Questions you need to answer:
-How quickly are new vectors generated?
-Where will the vectors come from (or be stored)?
-How quickly do you need an answer?
-What is the maximum value of M and N?
-Is it guaranteed that there will be only one matching value for all possible vector combinations?
-How many different 20 bit values can a vector element have? Is it a straight unsigned binary value or some sort of a code that would limit the number of distinct values to less than 2**20?
Just as an example, if M = N = 512, with the FPGA running at 100MHz, you could do a brute force comparison of two vectors in 2.6 ms. Your M = N = 60 example would take 36 microseconds. Keep in mind, these are worst-case figures.
For the above use two SelectRAM memories preloaded with your vectors.
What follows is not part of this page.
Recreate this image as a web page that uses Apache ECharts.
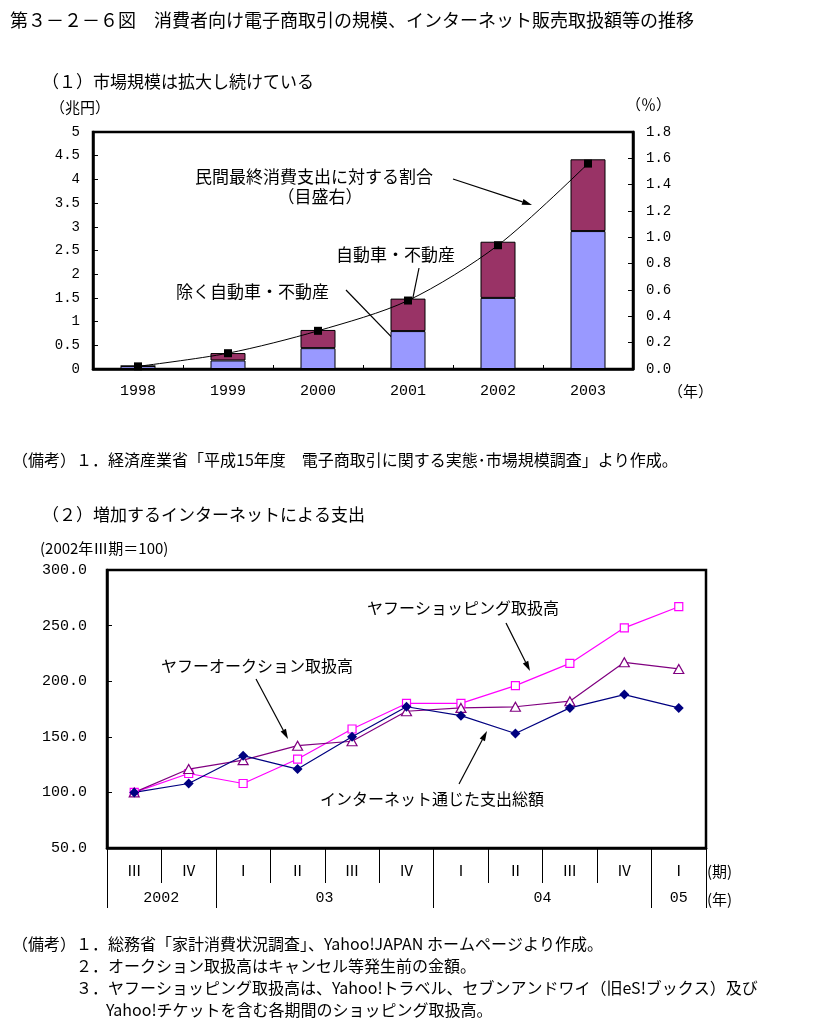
<!DOCTYPE html>
<html><head><meta charset="utf-8">
<script src="https://cdn.jsdelivr.net/npm/echarts@6/dist/echarts.min.js"></script>
<style>html,body{margin:0;padding:0;background:#fff}#c{width:814px;height:1026px}</style>
</head><body><div id="c"></div>
<script>
// ---- data (1) ----
const years = ['1998','1999','2000','2001','2002','2003'];
const exclAutoRE = [0.06, 0.18, 0.44, 0.80, 1.50, 2.91];   // 除く自動車・不動産 (兆円)
const autoRE     = [0.005, 0.156, 0.384, 0.685, 1.185, 1.514]; // 自動車・不動産 (兆円)
const sharePct   = [0.02, 0.12, 0.29, 0.52, 0.94, 1.56];   // 民間最終消費支出に対する割合 (%)
// ---- data (2) ----
const quarters = ['Ⅲ','Ⅳ','Ⅰ','Ⅱ','Ⅲ','Ⅳ','Ⅰ','Ⅱ','Ⅲ','Ⅳ','Ⅰ'];
const yearRow  = ['2002','','','03','','','','04','','','05'];
const yearShift = [0, 3, 7];          // labels centred on a boundary
const totalNet = [100, 108, 133, 121, 150, 177, 169, 153, 176, 188, 176];
const auction  = [100, 121, 129, 142, 146, 173, 176, 177, 182, 217, 211];
const shopping = [100, 117, 108, 130, 157, 180, 180, 196, 216, 248, 267];

const JP = "'Noto Sans CJK JP', sans-serif";
const MONO = "'Liberation Mono', 'Noto Sans CJK JP', monospace";

function txt(x, y, text, size, align) {
  return {type:'text', x:x, y:y, silent:true, style:{text:text, fill:'#000', font:size+'px '+JP, align:align||'left', verticalAlign:'middle'}};
}
function arrow(x1, y1, x2, y2) {
  const a = Math.atan2(y2-y1, x2-x1), L = 10, W = 3;
  const bx = x2 - L*Math.cos(a), by = y2 - L*Math.sin(a);
  const px = -Math.sin(a)*W, py = Math.cos(a)*W;
  return [
    {type:'line', silent:true, shape:{x1:x1, y1:y1, x2:bx, y2:by}, style:{stroke:'#000', lineWidth:1.2}},
    {type:'polygon', silent:true, shape:{points:[[x2,y2],[bx+px,by+py],[bx-px,by-py]]}, style:{fill:'#000'}}
  ];
}

const graphics = [
  txt(10, 20, '第３－２－６図　消費者向け電子商取引の規模、インターネット販売取扱額等の推移', 18),
  txt(42, 82, '（１）市場規模は拡大し続けている', 17),
  txt(50, 107, '（兆円）', 15),
  txt(626, 104, '（％）', 15),
  txt(668, 391, '（年）', 15),
  txt(195, 177, '民間最終消費支出に対する割合', 17),
  txt(320, 197, '（目盛右）', 17, 'center'),
  txt(336, 255, '自動車・不動産', 17),
  txt(176, 292, '除く自動車・不動産', 17),
  txt(12, 460, '（備考）１．経済産業省「平成15年度　電子商取引に関する実態･市場規模調査」より作成。', 16),
  txt(42, 515, '（２）増加するインターネットによる支出', 17),
  txt(40, 548, '(2002年Ⅲ期＝100)', 15),
  txt(367, 608, 'ヤフーショッピング取扱高', 16),
  txt(161, 666, 'ヤフーオークション取扱高', 16),
  txt(320, 799, 'インターネット通じた支出総額', 16),
  txt(707, 871, '(期)', 15),
  txt(707, 899, '(年)', 15),
  txt(12, 944, '（備考）１．総務省「家計消費状況調査」、Yahoo!JAPAN ホームページより作成。', 16),
  txt(76, 966, '２．オークション取扱高はキャンセル等発生前の金額。', 16),
  txt(76, 988, '３．ヤフーショッピング取扱高は、Yahoo!トラベル、セブンアンドワイ（旧eS!ブックス）及び', 16),
  txt(106, 1010, 'Yahoo!チケットを含む各期間のショッピング取扱高。', 16)
].concat(
  arrow(453, 179, 532, 205),
  arrow(419, 268, 409, 317),
  arrow(346, 290, 408, 354),
  arrow(506, 623, 530, 671),
  arrow(256, 679, 288, 739),
  arrow(459, 784, 487, 731)
);

const blackLine = {color:'#000'};
const option = {
  animation: false,
  backgroundColor: '#fff',
  grid: [
    {left:93, top:132, width:540, height:237, show:true, borderColor:'#000', borderWidth:2.5, backgroundColor:'transparent', containLabel:false, outerBoundsMode:'none'},
    {left:107, top:570, width:599, height:278, show:true, borderColor:'#000', borderWidth:2.5, backgroundColor:'transparent', containLabel:false, outerBoundsMode:'none'}
  ],
  xAxis: [
    {type:'category', gridIndex:0, data:years,
     axisLine:{show:true, lineStyle:{color:'#000', width:2.5}},
     axisTick:{show:true, inside:true, length:4, lineStyle:blackLine},
     axisLabel:{interval:0, color:'#000', fontFamily:MONO, fontSize:15, margin:15},
     splitLine:{show:false}},
    {type:'category', gridIndex:1, data:quarters,
     axisLine:{show:true, lineStyle:{color:'#000', width:2.5}},
     axisTick:{show:true, inside:false, length:35, interval:0, lineStyle:blackLine},
     axisLabel:{interval:0, color:'#000', fontFamily:JP, fontSize:15, margin:15},
     splitLine:{show:false}},
    {type:'category', gridIndex:1, data:yearRow, position:'bottom',
     axisLine:{show:false},
     axisTick:{show:true, inside:false, length:60, lineStyle:blackLine,
               interval:function(i){ return i === 0 || quarters[i] === 'Ⅰ'; }},
     axisLabel:{interval:0, color:'#000', fontFamily:MONO, fontSize:15, margin:43,
                formatter:function(v, i){ return (v && yearShift.indexOf(i) >= 0) ? '{s|' + v + '}' : v; },
                rich:{s:{fontFamily:MONO, fontSize:15, color:'#000', padding:[0,0,0,54]}}},
     splitLine:{show:false}}
  ],
  yAxis: [
    {type:'value', gridIndex:0, min:0, max:5, interval:0.5,
     axisLine:{show:true, lineStyle:{color:'#000', width:2.5}},
     axisTick:{show:true, inside:true, length:5, lineStyle:blackLine},
     axisLabel:{color:'#000', fontFamily:MONO, fontSize:14, margin:13},
     splitLine:{show:false}},
    {type:'value', gridIndex:0, min:0, max:1.8, interval:0.2, position:'right',
     axisLine:{show:true, lineStyle:{color:'#000', width:2.5}},
     axisTick:{show:true, inside:true, length:5, lineStyle:blackLine},
     axisLabel:{color:'#000', fontFamily:MONO, fontSize:14, margin:13, formatter:function(v){return v.toFixed(1);}},
     splitLine:{show:false}},
    {type:'value', gridIndex:1, min:50, max:300, interval:50,
     axisLine:{show:true, lineStyle:{color:'#000', width:2.5}},
     axisTick:{show:true, inside:true, length:5, lineStyle:blackLine},
     axisLabel:{color:'#000', fontFamily:MONO, fontSize:15, margin:20, formatter:function(v){return v.toFixed(1);}},
     splitLine:{show:false}}
  ],
  series: [
    {name:'除く自動車・不動産', type:'bar', xAxisIndex:0, yAxisIndex:0, stack:'ec', data:exclAutoRE, barWidth:35,
     itemStyle:{color:'#9999FF', borderColor:'#000', borderWidth:1}, emphasis:{disabled:true}},
    {name:'自動車・不動産', type:'bar', xAxisIndex:0, yAxisIndex:0, stack:'ec', data:autoRE, barWidth:35,
     itemStyle:{color:'#993366', borderColor:'#000', borderWidth:1}, emphasis:{disabled:true}},
    {name:'民間最終消費支出に対する割合', type:'line', xAxisIndex:0, yAxisIndex:1, data:sharePct, smooth:0.3,
     symbol:'rect', symbolSize:8, lineStyle:{color:'#000', width:1}, itemStyle:{color:'#000'}, z:5, emphasis:{disabled:true}},
    {name:'ヤフーショッピング取扱高', type:'line', xAxisIndex:1, yAxisIndex:2, data:shopping,
     symbol:'rect', symbolSize:8, showAllSymbol:true, lineStyle:{color:'#FF00FF', width:1.2},
     itemStyle:{color:'#fff', borderColor:'#FF00FF', borderWidth:1.2}, emphasis:{disabled:true}},
    {name:'ヤフーオークション取扱高', type:'line', xAxisIndex:1, yAxisIndex:2, data:auction,
     symbol:'triangle', symbolSize:[10,9], showAllSymbol:true, lineStyle:{color:'#800080', width:1.2},
     itemStyle:{color:'#fff', borderColor:'#800080', borderWidth:1.2}, emphasis:{disabled:true}},
    {name:'インターネット通じた支出総額', type:'line', xAxisIndex:1, yAxisIndex:2, data:totalNet,
     symbol:'diamond', symbolSize:10, showAllSymbol:true, lineStyle:{color:'#000080', width:1.2},
     itemStyle:{color:'#000080'}, emphasis:{disabled:true}}
  ],
  graphic: graphics
};
const chart = echarts.init(document.getElementById('c'));
chart.setOption(option);
</script></body></html>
You could load your vectors one word at a time at whatever rate your source could handle. If, say, your source happens to be SDRAM connected to the FPGA you could load the vectors at 133MHz (or 2x with DDR). Depending on the width of the data path that would mean one or more 20 bit word per clock. No need to consume I/O to pass the vectors in parallel.
So, a rough estimate of a complete load->compare->result cycle would be: M = N = 512 ... load = 7.7us; compare = 2.6ms M = N = 60 ... load = 0.9us; compare = 36us
Is that fast enough? You could always run the FPGA faster.
If SDRAM was involved I would probably run the logic at the SDRAM clock (or
2x) rather than an unrelated frequency (like 100MHz).
There are a million possible variations of this concept. It all depends on the constraints you have to work within. A binary search, for example, would provide a very significant improvement in performance. You could replicate the circuit X times in order to obtain a further X-time improvement in reaching a match.